The politics and policy of global inflation will begin to shape markets as major global economies push back in direct and indirect ways on the surging price of oil.
It would appear that the combined action is an attempt to keep oil prices below $80 per barrel, which may prove difficult.
Recent jawboning of the oil market by the Biden administration and its global allies has resulted in a roughly 9% decline in the price of the U.S. benchmark West Texas Intermediate since late October and a 6% decline in global benchmark Brent crude.
And now, major economies have taken action. For the second time in the past decade, there has been a coordinated release of the strategic petroleum reserves of major economies to directly push down the price of oil and indirectly the cost of gasoline during a time of rising global inflation.
The United States said on Tuesday that it would release 50 million barrels from its strategic reserves—32 million over the next several months and 18 million in an accelerated release from previously announced sales.
Other countries will participate in the coordinated release, including 5 million barrels by India, 7.3 million by China, 1.5 million by the U.K. and an unspecified quantity by both Japan and South Korea.
It would appear that the combined action is an attempt to keep oil prices below $80 per barrel, which may prove difficult given the lack of investment and production declines over the past few years.
Still, for these economies, the coordinated release is largely a risk-free action because they can sell oil at anywhere between $77 and $82 per barrel at current prices and replenish the stocks inside the strategic petroleum reserve by purchasing out along the curve where the cost is roughly $60 in 2026 contracts. This policy action can be effectively hedged by each domestic energy authority.
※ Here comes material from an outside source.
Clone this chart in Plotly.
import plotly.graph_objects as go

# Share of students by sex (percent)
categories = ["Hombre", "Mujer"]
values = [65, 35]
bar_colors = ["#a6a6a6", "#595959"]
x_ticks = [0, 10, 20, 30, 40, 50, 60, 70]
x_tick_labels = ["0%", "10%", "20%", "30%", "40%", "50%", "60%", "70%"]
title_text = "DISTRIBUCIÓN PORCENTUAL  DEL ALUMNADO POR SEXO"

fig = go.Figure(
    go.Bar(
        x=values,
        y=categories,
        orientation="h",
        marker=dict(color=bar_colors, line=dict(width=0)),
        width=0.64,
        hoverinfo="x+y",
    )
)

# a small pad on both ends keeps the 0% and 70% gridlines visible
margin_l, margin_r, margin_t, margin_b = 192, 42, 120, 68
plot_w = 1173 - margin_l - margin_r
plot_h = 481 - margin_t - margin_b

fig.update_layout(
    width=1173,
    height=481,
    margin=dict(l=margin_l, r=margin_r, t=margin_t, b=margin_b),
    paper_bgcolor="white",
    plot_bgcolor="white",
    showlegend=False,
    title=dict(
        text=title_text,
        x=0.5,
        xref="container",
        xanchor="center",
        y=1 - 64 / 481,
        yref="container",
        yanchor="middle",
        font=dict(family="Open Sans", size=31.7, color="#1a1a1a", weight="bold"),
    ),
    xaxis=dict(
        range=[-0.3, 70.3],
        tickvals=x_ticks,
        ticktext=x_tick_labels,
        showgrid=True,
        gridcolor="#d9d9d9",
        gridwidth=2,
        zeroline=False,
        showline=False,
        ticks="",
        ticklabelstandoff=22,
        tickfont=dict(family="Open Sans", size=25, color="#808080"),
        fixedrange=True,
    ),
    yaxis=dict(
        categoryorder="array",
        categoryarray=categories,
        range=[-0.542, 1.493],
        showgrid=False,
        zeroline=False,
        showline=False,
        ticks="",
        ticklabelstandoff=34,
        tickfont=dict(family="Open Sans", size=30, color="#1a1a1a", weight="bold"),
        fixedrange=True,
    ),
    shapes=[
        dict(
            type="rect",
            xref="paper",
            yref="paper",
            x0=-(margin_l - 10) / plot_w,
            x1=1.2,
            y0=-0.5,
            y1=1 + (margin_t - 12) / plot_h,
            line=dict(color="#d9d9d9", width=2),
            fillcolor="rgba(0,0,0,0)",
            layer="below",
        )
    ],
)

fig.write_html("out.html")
Further price declines will most likely come from a combination of public pressure by governments, risks in the oil and energy markets, possible increases in domestic U.S. shale production and the willingness of OPEC to follow through on its commitment to add 400,000 barrels per day to global supply in 2023. If these actions are successful, they will have a big effect on reducing inflation in the near to medium term.
But the actual probability of policy success is quite limited and these actions will have more to do with public and political optics. The policy and political logic here is that it is better to try to do something as opposed to achieve a discrete policy goal. That is because actual achievement through this policy path will almost certainly prove ephemeral.
That being said, the price of oil is determined in large part by speculative activity, or just oversimplified paper trading, and is only tangentially related to supply and demand dynamics in the market.
The paper market in oil is 30 to 50 times larger than the actual physical market, and this explains the action taken by the major economies. At the end of the day, it is the speculative channel where actions like the ones taken by the six major economies may work to the extent that they do.
The domestic oil market
The domestic oil and gasoline market has been in disarray for much of the past 10 years. This has to do with malinvestment in domestic production that resulted in a peak in tight oil production in 2013, well before anyone uttered the phrase ESG. But over the past two years, investment in the industry has been curtailed as discipline by financiers has returned to the market amid revived demand.
Production of shale oil and natural gas in the Permian region of Texas and New Mexico─which was drastically curtailed during the pandemic─is finally reaching pre-pandemic levels. According to the latest information from the U.S. Energy Information Administration, oil production rose by 67,000 barrels per day and natural gas production increased by a million cubic feet/day month over month. Estimates by Rystad put the monthly increase in total U.S. shale production at 76,000 per day, which is an 8% increase over last year.
Domestic gasoline prices
Gasoline prices in the U.S., which stand at $3.40 per gallon for regular, are up by 92% from their pandemic low of $1.77. A more useful comparison, however, might be that current gas prices are more than 30% higher than the rolling five-year average of $2.59 per gallon that prevailed before the pandemic.
Perhaps a better way to look at the price of gasoline is over a longer time frame and by adjusting for inflation. Using the rolling five-year benchmark, the 2015 consumer price index gasoline index of 288.5 shows a real gasoline price of roughly $2.96 per gallon, or up by 15.2%.
Tangible policy achievements will almost certainly prove short-lived given the relatively modest release into a global market largely dominated by the OPEC cartel.
On an inflation-adjusted basis, the cost of domestic gasoline has increased very little in the long-term. That will provide cold comfort for households still struggling in the aftermath of the pandemic and spending more of their fixed monthly costs on energy and transportation. That is why the six governments of the major economies sought to act in coordination.